On Monday we learned that a signed document exists between one of Hungary's extreme right wing parties, Jobbik, and one of the two police unions called Tettrekész Magyar Rendőrség Szakszervezete (TMRSZ). TMRSZ (in English, Resolute Trade Union of the Hungarian Police) is a fairly new organization. According to Szentkorona Rádió (Holy Crown Radio, a far right station) it was established in 2004 when 34 policemen in Tolna County had had enough of the "socialist" police leadership. However, the trade union's by-laws seem to have been drawn up more recently, on January 1, 2008. This trade union already has, according to its homepage, 5,310 members. That is a little over 10% of the Hungarian police force. The members are mostly young men and women whose political views are anything but moderate. The presence of the red and white stripes on the shield of their logo says a lot. The mainstream trade union in the force is the Független Rendőrszakszervezet (FRSZ) that, as its website proudly announces, was the first independent trade union of any police force among the former socialist countries. It was established on July 5, 1989.
The person who is behind the organization of this competing trade union is Judit Szima, a lieutenant colonel who has made no secret of her political views. Her name first surfaced when in the fall of 2006 she called on policemen to refuse to obey orders they considered unlawful. This was when the extreme right first noticed Szima and brought her up as an example of a truly patriotic member of the police force. Szima's political activities were eventually also noticed by the police chief, József Bencze, who warned her several times to refrain from political announcements not only in her own name but in the name of the organization she was heading. The union's website is full of objectionable articles and ads for books written by the extremists. The Budapest Military Court has become interested in Judit Szima and her trade union; at the moment they are investigating her activities.
But the last straw was the announcement that Judit Szima is fourth on Jobbik's list of contenders for the European Union parliament. The Hungarian constitution is fairly clear on this front. No member of the police force or the military can engage in political activities. Gábor Vona, head of Jobbik, originally claimed that he asked Szima as a private person and not as a member of the police force or head of a police union. That didn't wash. Bencze insisted that for the duration of the campaign Szima can't be active in the police force. Whether she can continue her role in the union is not at all clear.
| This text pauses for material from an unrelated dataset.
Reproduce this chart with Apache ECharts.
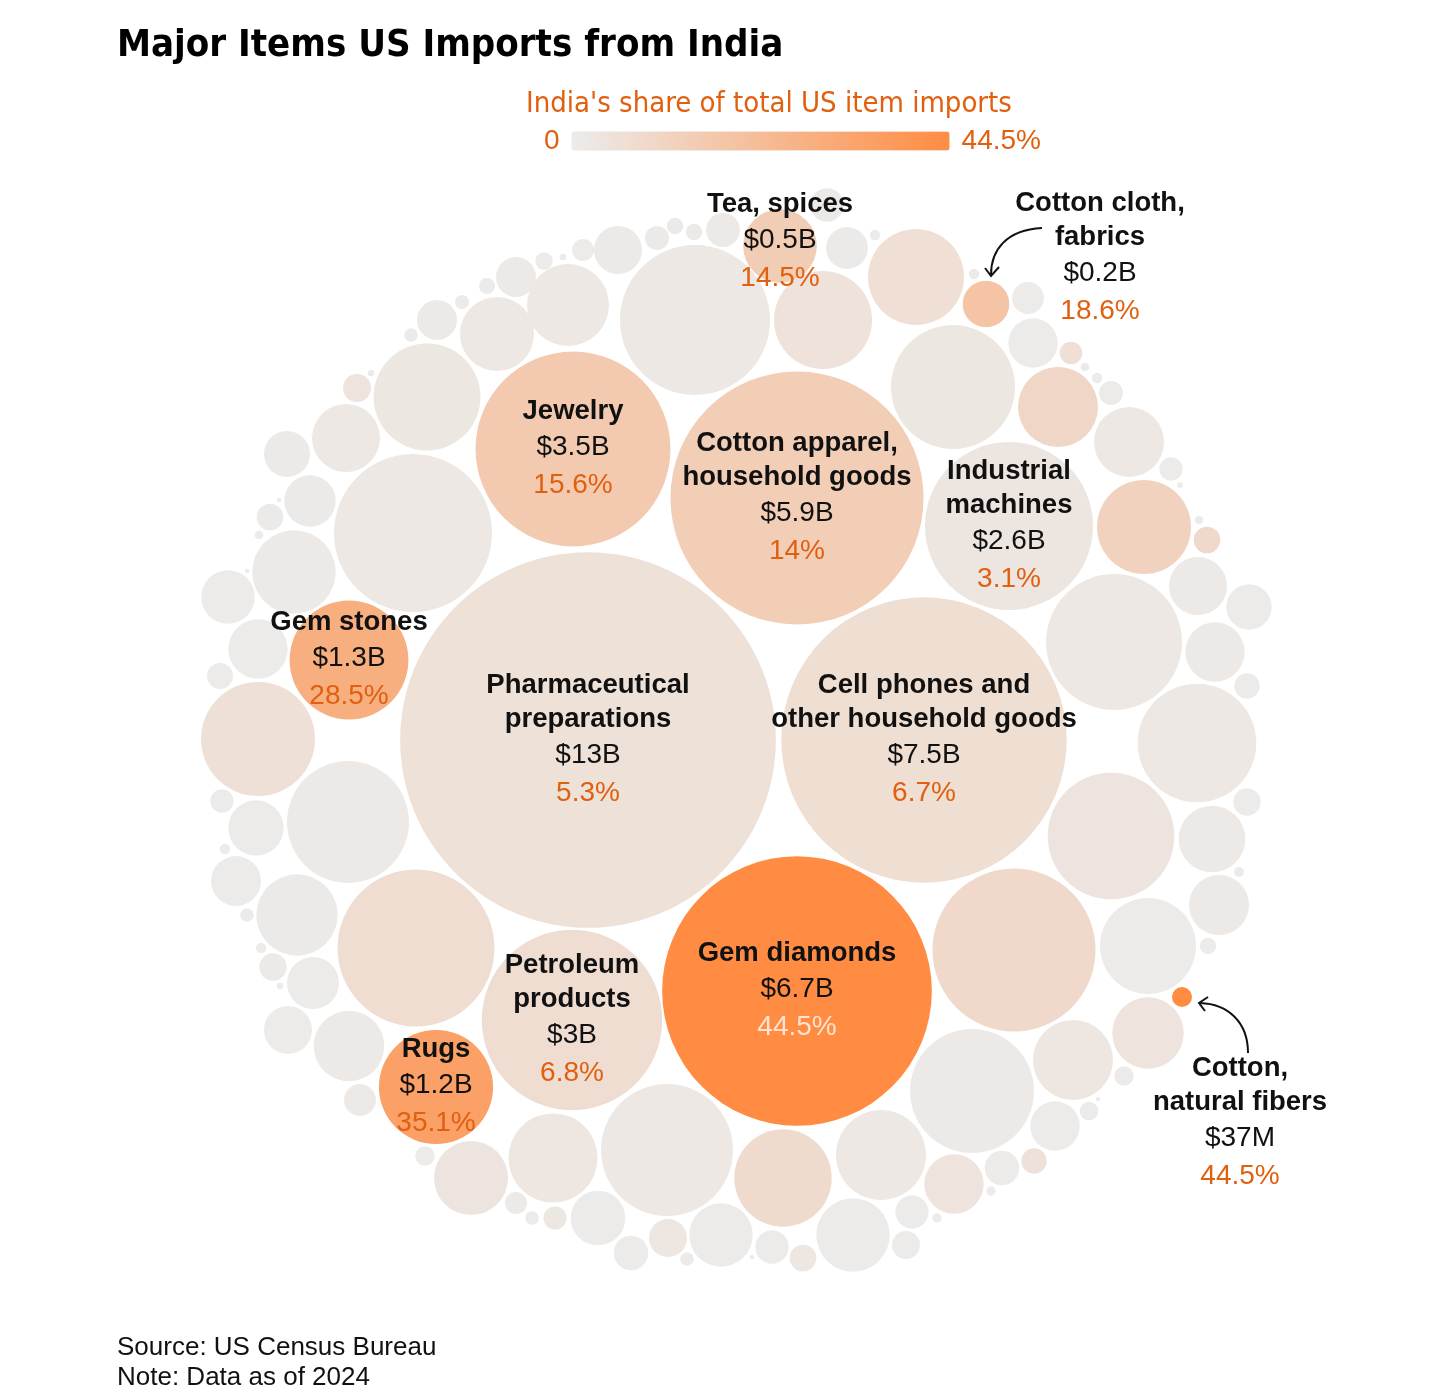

There is another matter that is even more problematic. Jobbik and Szima's trade union negotiated a "professional agreement" between the party and the union. What kind of "professional cooperation" can exist between a party and a police trade union? According to the agreement, the party will consult with the trade union on policies dealing with the maintenance of law and order. TMRSZ, for its part, agreed to help to put together Jobbik's "law and order" program. Now to me this constitutes political activity forbidden by the Hungarian constitution. MSZP doesn't seem to be as sure as I am. Upon hearing of the agreement, the party asked Tibor Draskovics, the minister in charge of the police force, to "investigate" whether the agreement is unconstitutional. SZDSZ is of a different opinion. Péter Gusztos considers the agreement unconstitutional and added that the whole development might be a serious risk as far as national security is concerned. I side with Gusztos in this matter. Just now, with the growth of the far right all over the world, when there is good reason to believe that far-right organizations in Hungary might even have military training camps, how can a democratic country tolerate the infiltration of the far right into the police force? Even Fidesz decided that this was too much. After all, lately Orbán and his colleagues have discovered that Jobbik, which originally seemed like a pliable youth organization under the thumb of the party, has become a dangerous competitor. János Lázár (Fidesz), head of a parliamentary committee dealing with law and order, announced that "in Hungary it is not permissible to use the police force as a political weapon. The constitution expressly forbids this." So it seems to me that Fidesz's point of view is quite close to that of SZDSZ. Even the emblem of the police force illustrates the the apolitical ideal of the organization. In addition to the spokesmen of the political parties, the secretary of FRSZ, the mainstream police trade union, also expressed his misgivings. Géza Pongó said that he considered the activities of TMRSZ unconstitutional and found it worrisome that the "radicalization" of society had reached the police force itself. Pongó announced what few people had the guts to say: TMRSZ is an arm of Jobbik.
While politicians find the connection between TMRSZ and Jobbik unconstitutional, the police and the minister are "investigating." If we are lucky, by early next week there will be a verdict. Although for some politicians and most people with ordinary common sense Szima's association with Jobbik and whole political ethos of TMRSZ constitutes "political activity," according to some legal experts the constitution is not clear on the subject. The constitution talks only about "political role," "political activity" of members of the armed forces. The question is whether a "professional agreement" or "cooperation" falls into this category. Knowing Hungarian jurists, they might consider a professional agreement with a political party not a "political activity." They seem to stick with the letter of the law, and because the framers of the constitution didn't have the foresight in 1989 to include the words "professional agreement," who knows! Anything is possible.